Ghana updating its laws, adding patrol boats to fight IUU fishing

Published on
September 22, 2021
A fishing harbor in Ghana

Ghana has begun drafting a new law to replace its current Fisheries Act, with the aim of revitalizing and enhancing the productivity of the country’s fishery ecosystem – which, according to Ghanaian Fisheries and Aquaculture Development Minister Mavis Hawa Koomson, has been under siege from illegal fishing operations.

Hawa Koomson told local media her ministry has commenced the process of developing a new national fisheries management plan to replace the previous plan, which expired in 2019. 

The plan, according to the Ghana Fisheries and Aquaculture Development Ministry, is to refocus government efforts to “rebuild fish stocks to enhance the socio-economic conditions of fishing communities, create employment within national and international frameworks and standards and improve food security, as well as contribute to gross domestic product and foreign exchange earnings.”

The Fisheries Act – created in 2002, and amended in 2014 and 2015 – has several provisions, including regulations on fisheries management and conservation, aquaculture, and trade in fish products.

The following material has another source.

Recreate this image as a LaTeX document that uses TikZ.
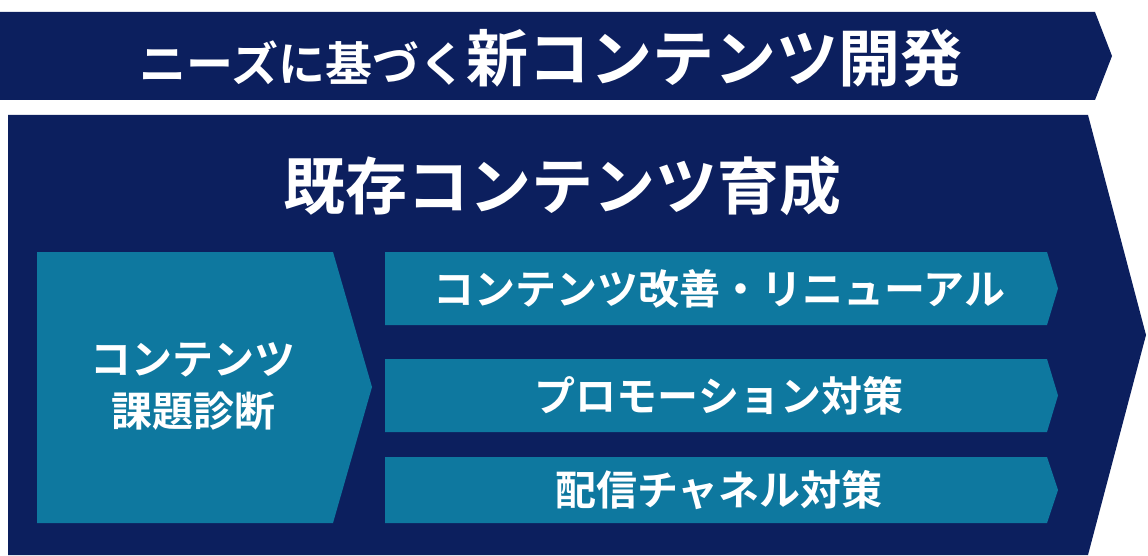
\documentclass[tikz,border=0pt]{standalone}
\usepackage{fontspec}
\newfontfamily\jp{Noto Sans CJK JP Bold}
\definecolor{navy}{HTML}{0C1F5E}
\definecolor{teal}{HTML}{0E789F}
\begin{document}
\begin{tikzpicture}[x=1pt,y=-1pt,
  lbl/.style={text=white,align=center,inner sep=0}]
\useasboundingbox (0,0) rectangle (1148,556);
\fill[navy] (0,12) -- (1095,12) -- (1112,56) -- (1095,100) -- (0,100) -- cycle;
\node[lbl,font=\jp] (top) at (551,58) {\fontsize{47}{50}\selectfont ニーズに基づく\fontsize{62}{66}\selectfont 新コンテンツ開発};
\fill[navy] (8,115) -- (1088,115) -- (1146,335) -- (1088,555) -- (8,555) -- cycle;
\node[lbl,font=\jp\fontsize{62}{66}\selectfont] (t2) at (562,186) {既存コンテンツ育成};
\fill[teal] (37,252) -- (333,252) -- (372,387) -- (333,523) -- (37,523) -- cycle;
\node[lbl,font=\jp\fontsize{41}{52}\selectfont] (l) at (193,386) {コンテンツ\\課題診断};
\foreach \a/\b/\t [count=\i] in {252/325/コンテンツ改善・リニューアル,359/432/プロモーション対策,457/523/配信チャネル対策}{
  \fill[teal] (385,\a) -- (1047,\a) -- (1058,{(\a+\b)/2}) -- (1047,\b) -- (385,\b) -- cycle;
  \node[lbl,font=\jp\fontsize{41}{46}\selectfont] (r\i) at (719,{(\a+\b)/2}) {\t};
}
\end{tikzpicture}
\end{document}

Specific provisions in the act include the registration and marking of local, industrial, and semi-industrial fishing vessels; the use of fishing gear and fishing licenses; the dumping or transshipment of fish; fishing in foreign waters; compliance measures and monitoring mechanisms; the process for approval of aquaculture establishments; fish seed production certificates; fish breeding permits; rules governing the import and export of live fish, and rules regarding the sanitary control of fish landed in Ghana.

The 2002 Fisheries Act paved the way for the establishment of the country’s Fisheries Commission and the Fisheries Development Fund – in addition to providing guidelines on how to regulate the management and conservation of Ghana’s fishery resources. The regulations were last reviewed in 2015, which led to the insertion of new regulations concerning measures to deter and eliminate illegal, unreported, and unregulated (IUU) fishing.

Reviews of both the Fisheries Act and the National Fisheries Management Plan "will ensure that the management of fisheries resources meets emerging trends in fisheries management and international best practices," Hawa Koomson said.

Hawa Koomson said Ghana's government “is also taking steps to acquire four patrol boats that will be deployed in the four coastal regions to support frequent inspection at sea, as well as a research vessel for regular conduction of scientific fisheries research.” The target areas include the country's  Central, Greater Accra, Volta, and Western regions.

The acquisition of the patrol boats and review of the Fisheries Act and National Fisheries Management Plan “are among several others are the steps being taken to ensure that our fishery ecosystem is kept alive and productive.”